Reproduce each line of the material exactly, minus any picture.

##### Data block #####

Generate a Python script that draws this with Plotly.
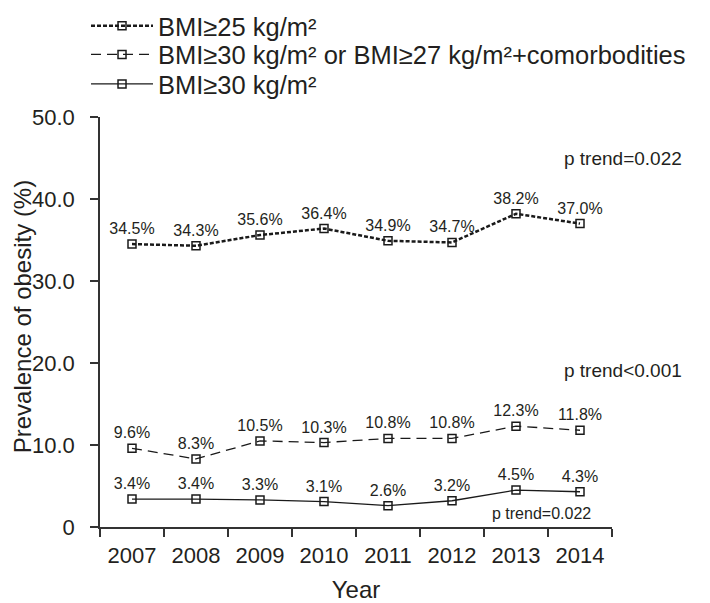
import plotly.graph_objects as go

years = ["2007", "2008", "2009", "2010", "2011", "2012", "2013", "2014"]
bmi25 = [34.5, 34.3, 35.6, 36.4, 34.9, 34.7, 38.2, 37.0]
bmi30_or_27 = [9.6, 8.3, 10.5, 10.3, 10.8, 10.8, 12.3, 11.8]
bmi30 = [3.4, 3.4, 3.3, 3.1, 2.6, 3.2, 4.5, 4.3]

names = [
    "BMI≥25 kg/m²",
    "BMI≥30 kg/m² or BMI≥27 kg/m²+comorbodities",
    "BMI≥30 kg/m²",
]
y_ticks = [0, 10, 20, 30, 40, 50]
y_ticktext = ["0", "10.0", "20.0", "30.0", "40.0", "50.0"]
y_title = "Prevalence of obesity (%)"
x_title = "Year"

# (text, y value, font size, right edge in paper x)
trends = [("p trend=0.022", 45.0, 19, 1.14), ("p trend<0.001", 19.1, 19, 1.14), ("p trend=0.022", 1.7, 16, 0.963)]

FONT = "Liberation Sans, Arial, sans-serif"
TXT = "#231f20"

fig = go.Figure()
series = [bmi25, bmi30_or_27, bmi30]
dashes = ["4px,2px", "10px,6px", "solid"]
widths = [2.5, 1.3, 1.3]
legend_ids = ["legend", "legend2", "legend3"]
legend_ys = [1.279, 1.209, 1.137]
for name, vals, d, w, lg in zip(names, series, dashes, widths, legend_ids):
    fig.add_trace(go.Scatter(
        x=years, y=vals, name=name, legend=lg,
        mode="lines+markers+text",
        text=[f"{v:.1f}%" for v in vals],
        textposition="top center",
        textfont=dict(size=16, color=TXT, family=FONT),
        line=dict(color="#1a1a1a", width=w, dash=d),
        marker=dict(symbol="square-open", size=8, color="#1a1a1a", line=dict(width=1.5)),
        cliponaxis=False,
    ))

for txt, yv, fs, xr in trends:
    fig.add_annotation(
        x=xr, y=yv, xref="paper", yref="y", text=txt, showarrow=False,
        xanchor="right",
        font=dict(size=fs, color=TXT, family=FONT),
    )

fig.add_annotation(
    x=-0.152, y=0.512, xref="paper", yref="paper", text=y_title, showarrow=False,
    textangle=-90, xanchor="center", yanchor="middle",
    font=dict(size=24, color=TXT, family=FONT),
)

legend_style = dict(
    x=-0.0273, xanchor="left", yanchor="top",
    font=dict(size=25.5, color=TXT, family=FONT),
    bgcolor="rgba(0,0,0,0)", itemwidth=62,
)
fig.update_layout(
    width=702, height=595,
    margin=dict(l=92, r=98, t=109, b=76, autoexpand=False),
    plot_bgcolor="white", paper_bgcolor="white",
    font=dict(family=FONT, color=TXT),
    legend=dict(y=legend_ys[0], **legend_style),
    legend2=dict(y=legend_ys[1], **legend_style),
    legend3=dict(y=legend_ys[2], **legend_style),
    showlegend=True,
)
fig.update_xaxes(
    type="category", range=[-0.5, 7.5], tickson="boundaries",
    ticks="outside", ticklen=8, tickwidth=1.5, tickcolor="#333",
    showline=True, linecolor="#333", linewidth=1.5, showgrid=False,
    ticklabelstandoff=8,
    tickfont=dict(size=22, color=TXT, family=FONT),
    title=dict(text=x_title, font=dict(size=24, color=TXT, family=FONT), standoff=21),
)
fig.update_yaxes(
    range=[0, 50], tickvals=y_ticks, ticktext=y_ticktext,
    ticks="outside", ticklen=8, tickwidth=1.5, tickcolor="#333",
    showline=True, linecolor="#333", linewidth=1.5, showgrid=False, zeroline=False,
    ticklabelstandoff=11,
    tickfont=dict(size=22, color=TXT, family=FONT),
)

fig.write_html("out.html")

#####

### [Result of the task]
Generate a Python script that draws this with Plotly.
import plotly.graph_objects as go

years = ["2007", "2008", "2009", "2010", "2011", "2012", "2013", "2014"]
bmi25 = [34.5, 34.3, 35.6, 36.4, 34.9, 34.7, 38.2, 37.0]
bmi30_or_27 = [9.6, 8.3, 10.5, 10.3, 10.8, 10.8, 12.3, 11.8]
bmi30 = [3.4, 3.4, 3.3, 3.1, 2.6, 3.2, 4.5, 4.3]

names = [
    "BMI≥25 kg/m²",
    "BMI≥30 kg/m² or BMI≥27 kg/m²+comorbodities",
    "BMI≥30 kg/m²",
]
y_ticks = [0, 10, 20, 30, 40, 50]
y_ticktext = ["0", "10.0", "20.0", "30.0", "40.0", "50.0"]
y_title = "Prevalence of obesity (%)"
x_title = "Year"

# (text, y value, font size, right edge in paper x)
trends = [("p trend=0.022", 45.0, 19, 1.14), ("p trend<0.001", 19.1, 19, 1.14), ("p trend=0.022", 1.7, 16, 0.963)]

FONT = "Liberation Sans, Arial, sans-serif"
TXT = "#231f20"

fig = go.Figure()
series = [bmi25, bmi30_or_27, bmi30]
dashes = ["4px,2px", "10px,6px", "solid"]
widths = [2.5, 1.3, 1.3]
legend_ids = ["legend", "legend2", "legend3"]
legend_ys = [1.279, 1.209, 1.137]
for name, vals, d, w, lg in zip(names, series, dashes, widths, legend_ids):
    fig.add_trace(go.Scatter(
        x=years, y=vals, name=name, legend=lg,
        mode="lines+markers+text",
        text=[f"{v:.1f}%" for v in vals],
        textposition="top center",
        textfont=dict(size=16, color=TXT, family=FONT),
        line=dict(color="#1a1a1a", width=w, dash=d),
        marker=dict(symbol="square-open", size=8, color="#1a1a1a", line=dict(width=1.5)),
        cliponaxis=False,
    ))

for txt, yv, fs, xr in trends:
    fig.add_annotation(
        x=xr, y=yv, xref="paper", yref="y", text=txt, showarrow=False,
        xanchor="right",
        font=dict(size=fs, color=TXT, family=FONT),
    )

fig.add_annotation(
    x=-0.152, y=0.512, xref="paper", yref="paper", text=y_title, showarrow=False,
    textangle=-90, xanchor="center", yanchor="middle",
    font=dict(size=24, color=TXT, family=FONT),
)

legend_style = dict(
    x=-0.0273, xanchor="left", yanchor="top",
    font=dict(size=25.5, color=TXT, family=FONT),
    bgcolor="rgba(0,0,0,0)", itemwidth=62,
)
fig.update_layout(
    width=702, height=595,
    margin=dict(l=92, r=98, t=109, b=76, autoexpand=False),
    plot_bgcolor="white", paper_bgcolor="white",
    font=dict(family=FONT, color=TXT),
    legend=dict(y=legend_ys[0], **legend_style),
    legend2=dict(y=legend_ys[1], **legend_style),
    legend3=dict(y=legend_ys[2], **legend_style),
    showlegend=True,
)
fig.update_xaxes(
    type="category", range=[-0.5, 7.5], tickson="boundaries",
    ticks="outside", ticklen=8, tickwidth=1.5, tickcolor="#333",
    showline=True, linecolor="#333", linewidth=1.5, showgrid=False,
    ticklabelstandoff=8,
    tickfont=dict(size=22, color=TXT, family=FONT),
    title=dict(text=x_title, font=dict(size=24, color=TXT, family=FONT), standoff=21),
)
fig.update_yaxes(
    range=[0, 50], tickvals=y_ticks, ticktext=y_ticktext,
    ticks="outside", ticklen=8, tickwidth=1.5, tickcolor="#333",
    showline=True, linecolor="#333", linewidth=1.5, showgrid=False, zeroline=False,
    ticklabelstandoff=11,
    tickfont=dict(size=22, color=TXT, family=FONT),
)

fig.write_html("out.html")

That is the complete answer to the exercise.